When the Ottomans, who based their state on the Byzantine model, took Constantinople in 1453, Mehmed II established his capital there and claimed to sit on the throne of the Roman Empire. He even went so far as to launch an invasion of Italy with the purpose of "re-uniting the Empire", although Papal and Neapolitan armies stopped his march on Rome at Otranto in 1480. Constantinople was not officially renamed Istanbul until 28 March 1930.
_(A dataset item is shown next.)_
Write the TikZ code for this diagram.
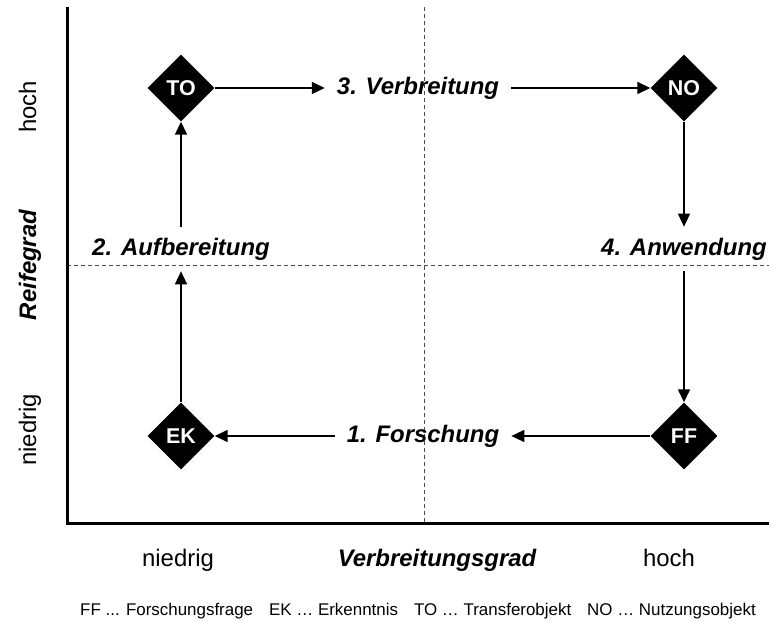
\documentclass[tikz,border=0pt]{standalone}
\usepackage{fontspec}
\setmainfont{Liberation Sans}
\usetikzlibrary{shapes.geometric,arrows.meta}
\begin{document}
\begin{tikzpicture}[x=1bp,y=1bp,
	diam/.style={diamond, fill=black, text=white, font=\fontsize{21.5}{24}\selectfont\bfseries, minimum width=67bp, minimum height=67bp, inner sep=0pt},
	phase/.style={font=\fontsize{24}{28}\selectfont\bfseries\itshape, inner xsep=12bp, inner ysep=11bp},
	achse/.style={font=\fontsize{24}{28}\selectfont, text height=17bp, text depth=5bp},
	pfeil/.style={-{Triangle[length=13bp,width=12bp]}, line width=1.5bp},
	grenze/.style={dash pattern=on 4bp off 3bp, line width=1bp, black!70}]
		\useasboundingbox (0,0) rectangle (769,623);
		
		\draw [grenze] (424,616) -- (424,99);
		\draw [grenze] (67,357) -- (769,357);
		\draw [line width=3bp] (67,616) -- (67,99) -- (769,99);
		
		\node (TO) at (181,535) [diam] {TO};
		\node (NO) at (684,535) [diam] {NO};
		\node (EK) at (181,187) [diam] {EK};
		\node (FF) at (684,187) [diam] {FF};
		
		\node (l1) at (423,187) [phase] {1. Forschung};
		\node (l2) at (181,374) [phase] {2. Aufbereitung};
		\node (l3) at (418,535) [phase] {3. Verbreitung};
		\node (l4) at (684,374) [phase] {4. Anwendung};
		
		\draw [pfeil] (FF) -- (l1);
		\draw [pfeil] (l1) -- (EK);
		\draw [pfeil] (EK) -- (l2);
		\draw [pfeil] (l2) -- (TO);
		\draw [pfeil] (TO) -- (l3);
		\draw [pfeil] (l3) -- (NO);
		\draw [pfeil] (NO) -- (l4);
		\draw [pfeil] (l4) -- (FF);
		
		\node (xn) at (178,62) [achse] {niedrig};
		\node (xt) at (437,62) [achse, font=\fontsize{24}{28}\selectfont\bfseries\itshape] {Verbreitungsgrad};
		\node (xh) at (669,62) [achse] {hoch};
		\node (yh) at (30,516) [achse, rotate=90] {hoch};
		\node (yt) at (30,358) [achse, rotate=90, font=\fontsize{24}{28}\selectfont\bfseries\itshape] {Reifegrad};
		\node (yn) at (30,193) [achse, rotate=90] {niedrig};
		
		\node (leg) at (418,12) [font=\fontsize{17}{20}\selectfont] {FF ... Forschungsfrage\hspace{16bp}EK … Erkenntnis\hspace{16bp}TO … Transferobjekt\hspace{16bp}NO … Nutzungsobjekt};
		\end{tikzpicture}
\end{document}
Excluding these states claiming its heritage, if the traditional date for the founding of Rome is accepted as fact, the Roman state can be said to have lasted in some form from 753 BC to the fall in 1461 of the Empire of Trebizond (a successor state and fragment of the Byzantine Empire which escaped conquest by the Ottomans in 1453), for a total of 2,214 years. The Roman impact on Western and Eastern civilisations lives on. In time most of the Roman achievements were duplicated by later civilisations. For example, the technology for cement was rediscovered 1755–1759 by John Smeaton.
The Empire contributed many things to the world, such as a calendar with leap years, the institutions of Christianity and aspects of modern neo-classicistic and Byzantine architecture. The extensive system of roads that was constructed by the Roman Army lasts to this day. Because of this network of roads, the time necessary to travel between destinations in Europe did not decrease until the 19th century, when steam power was invented. Even modern astrology comes to us directly from the Romans.
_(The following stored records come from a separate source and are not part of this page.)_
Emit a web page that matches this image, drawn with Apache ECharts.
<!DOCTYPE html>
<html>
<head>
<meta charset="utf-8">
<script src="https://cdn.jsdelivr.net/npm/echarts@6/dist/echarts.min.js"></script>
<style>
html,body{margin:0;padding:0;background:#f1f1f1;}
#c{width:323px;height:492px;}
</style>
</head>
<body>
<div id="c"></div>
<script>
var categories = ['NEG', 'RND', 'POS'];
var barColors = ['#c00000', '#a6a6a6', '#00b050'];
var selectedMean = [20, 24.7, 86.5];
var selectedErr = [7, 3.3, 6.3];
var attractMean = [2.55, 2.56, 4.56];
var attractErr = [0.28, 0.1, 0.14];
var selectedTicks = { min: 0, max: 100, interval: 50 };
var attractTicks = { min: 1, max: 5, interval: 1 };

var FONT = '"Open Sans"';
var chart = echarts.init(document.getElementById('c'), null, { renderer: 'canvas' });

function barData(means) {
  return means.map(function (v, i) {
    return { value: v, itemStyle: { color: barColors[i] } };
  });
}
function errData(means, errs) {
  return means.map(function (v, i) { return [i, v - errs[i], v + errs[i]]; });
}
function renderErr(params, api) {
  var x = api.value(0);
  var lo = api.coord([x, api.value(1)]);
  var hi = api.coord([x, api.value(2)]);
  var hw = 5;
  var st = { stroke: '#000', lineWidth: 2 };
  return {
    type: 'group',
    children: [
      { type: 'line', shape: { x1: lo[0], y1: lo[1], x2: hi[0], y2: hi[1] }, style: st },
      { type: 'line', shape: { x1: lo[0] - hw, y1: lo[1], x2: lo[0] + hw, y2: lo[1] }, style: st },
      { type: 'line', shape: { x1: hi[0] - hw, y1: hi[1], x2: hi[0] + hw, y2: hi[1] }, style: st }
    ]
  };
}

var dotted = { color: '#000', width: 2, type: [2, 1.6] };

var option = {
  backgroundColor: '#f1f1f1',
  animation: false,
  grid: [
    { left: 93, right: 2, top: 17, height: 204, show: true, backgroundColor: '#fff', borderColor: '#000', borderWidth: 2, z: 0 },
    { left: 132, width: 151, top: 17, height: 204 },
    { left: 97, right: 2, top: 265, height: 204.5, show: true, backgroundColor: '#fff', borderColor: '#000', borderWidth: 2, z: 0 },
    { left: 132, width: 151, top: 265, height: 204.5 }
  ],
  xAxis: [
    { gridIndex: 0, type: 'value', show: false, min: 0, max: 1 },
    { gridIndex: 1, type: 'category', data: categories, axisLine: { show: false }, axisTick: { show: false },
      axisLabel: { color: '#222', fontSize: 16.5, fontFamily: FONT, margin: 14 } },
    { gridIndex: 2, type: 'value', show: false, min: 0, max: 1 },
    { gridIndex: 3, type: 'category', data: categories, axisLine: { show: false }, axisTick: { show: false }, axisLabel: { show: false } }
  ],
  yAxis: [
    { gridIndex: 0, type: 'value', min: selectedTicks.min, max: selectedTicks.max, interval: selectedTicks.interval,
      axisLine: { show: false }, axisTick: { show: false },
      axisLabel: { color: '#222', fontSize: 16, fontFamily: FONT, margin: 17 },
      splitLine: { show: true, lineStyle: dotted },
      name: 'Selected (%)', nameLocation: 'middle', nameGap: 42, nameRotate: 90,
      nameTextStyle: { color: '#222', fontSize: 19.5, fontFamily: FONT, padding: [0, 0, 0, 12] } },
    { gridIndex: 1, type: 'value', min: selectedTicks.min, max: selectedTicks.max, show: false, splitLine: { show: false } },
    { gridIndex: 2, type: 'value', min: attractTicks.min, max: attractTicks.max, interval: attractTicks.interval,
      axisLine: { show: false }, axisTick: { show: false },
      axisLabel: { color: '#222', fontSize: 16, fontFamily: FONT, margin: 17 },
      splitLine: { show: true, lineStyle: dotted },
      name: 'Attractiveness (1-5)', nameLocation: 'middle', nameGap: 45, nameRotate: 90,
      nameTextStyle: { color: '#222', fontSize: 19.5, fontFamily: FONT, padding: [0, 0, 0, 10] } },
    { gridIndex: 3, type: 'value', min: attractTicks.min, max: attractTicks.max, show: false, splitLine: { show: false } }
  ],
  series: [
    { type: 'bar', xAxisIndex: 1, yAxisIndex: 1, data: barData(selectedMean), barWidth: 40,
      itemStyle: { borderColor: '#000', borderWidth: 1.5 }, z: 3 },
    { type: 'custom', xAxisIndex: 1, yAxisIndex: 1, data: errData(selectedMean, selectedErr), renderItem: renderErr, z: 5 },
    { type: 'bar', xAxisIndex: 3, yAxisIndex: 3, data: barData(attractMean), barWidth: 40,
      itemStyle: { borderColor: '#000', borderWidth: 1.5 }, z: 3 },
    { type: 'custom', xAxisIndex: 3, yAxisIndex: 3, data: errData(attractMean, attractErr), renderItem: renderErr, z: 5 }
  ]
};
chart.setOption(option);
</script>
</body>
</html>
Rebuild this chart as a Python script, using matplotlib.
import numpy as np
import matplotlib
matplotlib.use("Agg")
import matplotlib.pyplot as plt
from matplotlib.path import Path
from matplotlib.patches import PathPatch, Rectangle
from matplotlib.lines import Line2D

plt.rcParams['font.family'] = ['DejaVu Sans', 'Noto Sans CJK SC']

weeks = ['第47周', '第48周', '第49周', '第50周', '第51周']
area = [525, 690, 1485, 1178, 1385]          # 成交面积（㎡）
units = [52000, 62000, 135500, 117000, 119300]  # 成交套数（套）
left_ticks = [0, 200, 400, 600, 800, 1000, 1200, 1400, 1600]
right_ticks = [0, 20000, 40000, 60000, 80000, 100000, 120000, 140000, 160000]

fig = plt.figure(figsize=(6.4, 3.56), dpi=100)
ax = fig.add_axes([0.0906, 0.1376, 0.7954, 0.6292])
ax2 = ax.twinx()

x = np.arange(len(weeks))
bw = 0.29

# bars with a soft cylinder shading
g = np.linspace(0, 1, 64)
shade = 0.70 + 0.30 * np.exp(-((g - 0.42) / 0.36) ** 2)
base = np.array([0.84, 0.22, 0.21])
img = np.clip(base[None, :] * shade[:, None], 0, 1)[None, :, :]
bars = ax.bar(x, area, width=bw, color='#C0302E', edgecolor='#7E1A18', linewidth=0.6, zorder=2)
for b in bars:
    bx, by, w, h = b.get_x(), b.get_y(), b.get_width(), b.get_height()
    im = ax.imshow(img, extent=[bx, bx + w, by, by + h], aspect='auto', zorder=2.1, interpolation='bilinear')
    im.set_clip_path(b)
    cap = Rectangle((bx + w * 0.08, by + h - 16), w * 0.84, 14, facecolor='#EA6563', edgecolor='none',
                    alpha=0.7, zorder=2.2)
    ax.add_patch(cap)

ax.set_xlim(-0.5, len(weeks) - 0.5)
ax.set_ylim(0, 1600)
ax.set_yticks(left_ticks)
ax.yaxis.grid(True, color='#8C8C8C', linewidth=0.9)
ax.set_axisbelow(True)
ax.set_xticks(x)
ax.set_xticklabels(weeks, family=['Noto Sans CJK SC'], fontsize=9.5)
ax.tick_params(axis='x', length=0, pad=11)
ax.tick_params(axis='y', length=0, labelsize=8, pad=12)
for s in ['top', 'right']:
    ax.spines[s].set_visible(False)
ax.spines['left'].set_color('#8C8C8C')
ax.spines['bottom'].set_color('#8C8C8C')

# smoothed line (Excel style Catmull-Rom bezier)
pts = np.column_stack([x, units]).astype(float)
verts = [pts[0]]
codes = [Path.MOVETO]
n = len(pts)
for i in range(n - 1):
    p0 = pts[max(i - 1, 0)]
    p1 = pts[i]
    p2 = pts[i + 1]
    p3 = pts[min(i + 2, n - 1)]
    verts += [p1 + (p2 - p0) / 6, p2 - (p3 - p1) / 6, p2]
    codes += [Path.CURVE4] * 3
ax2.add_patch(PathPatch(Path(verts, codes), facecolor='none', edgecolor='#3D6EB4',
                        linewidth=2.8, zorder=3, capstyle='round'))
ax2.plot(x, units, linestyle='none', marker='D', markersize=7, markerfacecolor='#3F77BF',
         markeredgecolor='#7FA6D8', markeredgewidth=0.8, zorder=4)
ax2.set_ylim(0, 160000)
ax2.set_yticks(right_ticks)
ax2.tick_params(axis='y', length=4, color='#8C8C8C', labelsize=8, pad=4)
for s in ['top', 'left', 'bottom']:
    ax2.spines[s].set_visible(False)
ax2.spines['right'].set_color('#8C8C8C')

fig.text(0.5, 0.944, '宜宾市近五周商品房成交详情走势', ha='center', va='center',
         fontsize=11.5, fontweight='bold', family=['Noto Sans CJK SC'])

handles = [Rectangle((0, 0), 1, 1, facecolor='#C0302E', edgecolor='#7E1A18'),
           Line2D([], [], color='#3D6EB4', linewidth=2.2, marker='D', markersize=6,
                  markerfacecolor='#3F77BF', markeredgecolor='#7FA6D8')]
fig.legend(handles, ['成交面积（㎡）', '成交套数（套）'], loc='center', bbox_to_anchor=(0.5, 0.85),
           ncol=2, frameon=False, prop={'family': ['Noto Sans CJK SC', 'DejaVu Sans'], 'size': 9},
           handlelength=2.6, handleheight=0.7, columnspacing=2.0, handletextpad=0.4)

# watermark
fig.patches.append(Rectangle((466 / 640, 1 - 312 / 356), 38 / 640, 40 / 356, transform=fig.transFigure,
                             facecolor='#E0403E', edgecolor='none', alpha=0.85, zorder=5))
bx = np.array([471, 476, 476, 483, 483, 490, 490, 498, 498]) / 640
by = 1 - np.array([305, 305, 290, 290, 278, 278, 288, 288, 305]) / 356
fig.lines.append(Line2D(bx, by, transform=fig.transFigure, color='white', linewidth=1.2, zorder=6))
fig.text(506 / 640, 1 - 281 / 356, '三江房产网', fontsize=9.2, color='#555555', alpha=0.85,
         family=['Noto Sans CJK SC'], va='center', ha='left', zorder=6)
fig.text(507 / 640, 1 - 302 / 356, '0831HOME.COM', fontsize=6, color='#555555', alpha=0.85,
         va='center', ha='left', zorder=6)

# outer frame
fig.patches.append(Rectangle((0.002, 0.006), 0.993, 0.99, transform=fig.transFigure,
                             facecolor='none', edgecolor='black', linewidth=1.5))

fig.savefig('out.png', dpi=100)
The Roman Empire also contributed its form of government, which influences various constitutions including those of most European countries and many former European colonies. In the United States, for example, the framers of the Constitution remarked, in creating the Presidency, that they wanted to inaugurate an "Augustan Age". The modern world also inherited legal thinking from Roman law, fully codified in Late Antiquity. Governing a vast territory, the Romans developed the science of public administration to an extent never before conceived or necessary, creating an extensive civil service and formalised methods of tax collection.
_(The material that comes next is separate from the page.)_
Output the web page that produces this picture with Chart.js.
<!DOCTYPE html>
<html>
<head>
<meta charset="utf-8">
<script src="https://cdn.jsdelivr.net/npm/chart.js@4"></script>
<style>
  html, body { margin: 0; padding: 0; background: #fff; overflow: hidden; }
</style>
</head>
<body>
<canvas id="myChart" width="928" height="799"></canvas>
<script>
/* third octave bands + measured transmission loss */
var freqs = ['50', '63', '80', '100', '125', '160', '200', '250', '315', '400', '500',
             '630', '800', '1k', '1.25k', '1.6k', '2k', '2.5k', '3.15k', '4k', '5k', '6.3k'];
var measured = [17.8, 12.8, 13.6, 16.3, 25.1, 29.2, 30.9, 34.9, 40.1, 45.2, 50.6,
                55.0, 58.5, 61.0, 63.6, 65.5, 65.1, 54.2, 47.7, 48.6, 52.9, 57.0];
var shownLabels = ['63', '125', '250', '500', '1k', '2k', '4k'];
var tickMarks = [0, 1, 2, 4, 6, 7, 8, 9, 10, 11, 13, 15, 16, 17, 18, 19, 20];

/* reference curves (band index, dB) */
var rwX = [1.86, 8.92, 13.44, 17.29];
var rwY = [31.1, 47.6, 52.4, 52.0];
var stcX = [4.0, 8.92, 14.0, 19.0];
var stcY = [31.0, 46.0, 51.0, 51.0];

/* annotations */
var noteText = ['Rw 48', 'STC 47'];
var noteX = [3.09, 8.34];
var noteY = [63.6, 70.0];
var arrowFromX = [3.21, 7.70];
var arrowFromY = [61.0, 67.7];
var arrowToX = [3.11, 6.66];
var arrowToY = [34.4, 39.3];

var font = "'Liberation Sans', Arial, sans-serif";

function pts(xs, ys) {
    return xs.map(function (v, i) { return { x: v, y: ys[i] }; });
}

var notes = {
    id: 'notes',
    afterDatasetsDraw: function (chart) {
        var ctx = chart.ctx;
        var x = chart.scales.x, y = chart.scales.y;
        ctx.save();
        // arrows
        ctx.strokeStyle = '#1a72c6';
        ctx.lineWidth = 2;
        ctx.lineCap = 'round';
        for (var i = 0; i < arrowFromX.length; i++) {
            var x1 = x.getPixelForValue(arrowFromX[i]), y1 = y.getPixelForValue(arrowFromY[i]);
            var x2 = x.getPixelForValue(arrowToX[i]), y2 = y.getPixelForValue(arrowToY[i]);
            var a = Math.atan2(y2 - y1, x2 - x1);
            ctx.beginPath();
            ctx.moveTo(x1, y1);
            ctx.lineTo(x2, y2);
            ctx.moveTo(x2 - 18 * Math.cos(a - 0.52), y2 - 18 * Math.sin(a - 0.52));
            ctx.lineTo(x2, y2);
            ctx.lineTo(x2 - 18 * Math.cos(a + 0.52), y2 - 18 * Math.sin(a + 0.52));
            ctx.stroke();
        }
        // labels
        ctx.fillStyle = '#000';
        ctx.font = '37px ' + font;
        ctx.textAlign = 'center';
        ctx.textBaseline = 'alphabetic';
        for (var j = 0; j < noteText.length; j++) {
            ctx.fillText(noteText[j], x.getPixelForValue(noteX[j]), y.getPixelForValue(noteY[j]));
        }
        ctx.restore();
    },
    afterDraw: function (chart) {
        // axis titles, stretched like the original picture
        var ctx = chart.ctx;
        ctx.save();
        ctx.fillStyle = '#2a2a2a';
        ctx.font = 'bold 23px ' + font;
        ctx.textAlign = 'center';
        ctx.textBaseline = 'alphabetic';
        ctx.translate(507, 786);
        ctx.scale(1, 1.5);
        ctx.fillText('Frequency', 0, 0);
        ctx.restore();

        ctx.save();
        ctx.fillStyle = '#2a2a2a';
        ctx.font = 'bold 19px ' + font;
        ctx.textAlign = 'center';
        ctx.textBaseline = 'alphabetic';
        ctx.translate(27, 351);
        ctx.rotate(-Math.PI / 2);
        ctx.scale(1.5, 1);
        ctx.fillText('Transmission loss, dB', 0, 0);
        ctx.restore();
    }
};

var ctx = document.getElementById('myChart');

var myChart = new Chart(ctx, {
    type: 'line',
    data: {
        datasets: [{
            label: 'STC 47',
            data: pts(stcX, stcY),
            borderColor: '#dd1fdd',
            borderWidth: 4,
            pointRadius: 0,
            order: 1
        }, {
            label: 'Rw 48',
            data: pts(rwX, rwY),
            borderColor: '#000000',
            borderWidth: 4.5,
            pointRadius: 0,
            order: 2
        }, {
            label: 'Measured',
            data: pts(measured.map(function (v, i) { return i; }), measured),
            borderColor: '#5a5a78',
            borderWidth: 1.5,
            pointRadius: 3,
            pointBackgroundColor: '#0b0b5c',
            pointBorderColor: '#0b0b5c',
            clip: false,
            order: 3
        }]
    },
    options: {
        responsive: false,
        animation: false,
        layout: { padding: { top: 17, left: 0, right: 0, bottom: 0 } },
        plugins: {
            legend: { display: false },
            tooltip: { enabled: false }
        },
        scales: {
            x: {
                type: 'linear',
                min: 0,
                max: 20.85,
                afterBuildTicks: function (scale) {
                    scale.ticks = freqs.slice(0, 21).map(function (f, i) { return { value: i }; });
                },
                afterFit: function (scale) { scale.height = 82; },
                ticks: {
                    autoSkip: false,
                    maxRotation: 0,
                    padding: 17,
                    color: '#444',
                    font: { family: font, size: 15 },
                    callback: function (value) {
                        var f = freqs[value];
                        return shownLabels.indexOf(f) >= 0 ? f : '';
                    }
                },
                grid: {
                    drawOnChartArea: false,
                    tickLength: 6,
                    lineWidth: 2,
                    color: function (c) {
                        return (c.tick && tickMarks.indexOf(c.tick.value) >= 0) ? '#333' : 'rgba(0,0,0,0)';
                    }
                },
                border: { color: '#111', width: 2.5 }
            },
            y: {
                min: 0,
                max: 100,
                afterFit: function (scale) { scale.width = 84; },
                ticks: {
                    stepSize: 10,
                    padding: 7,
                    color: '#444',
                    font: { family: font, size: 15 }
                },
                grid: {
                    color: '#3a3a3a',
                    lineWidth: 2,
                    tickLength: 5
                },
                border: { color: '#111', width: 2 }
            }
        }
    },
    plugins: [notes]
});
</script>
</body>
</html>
While in the West the term "Roman" acquired a new meaning in connection with the church and the Pope of Rome the Greek form Romaioi remained attached to the Greek-speaking Christian population of the Eastern Roman Empire and is still used by Greeks in addition to their common appellation.[138]
The Roman Empire's territorial legacy of controlling the Italian peninsula would serve as an influence to Italian nationalism and the unification (Risorgimento) of Italy in 1861.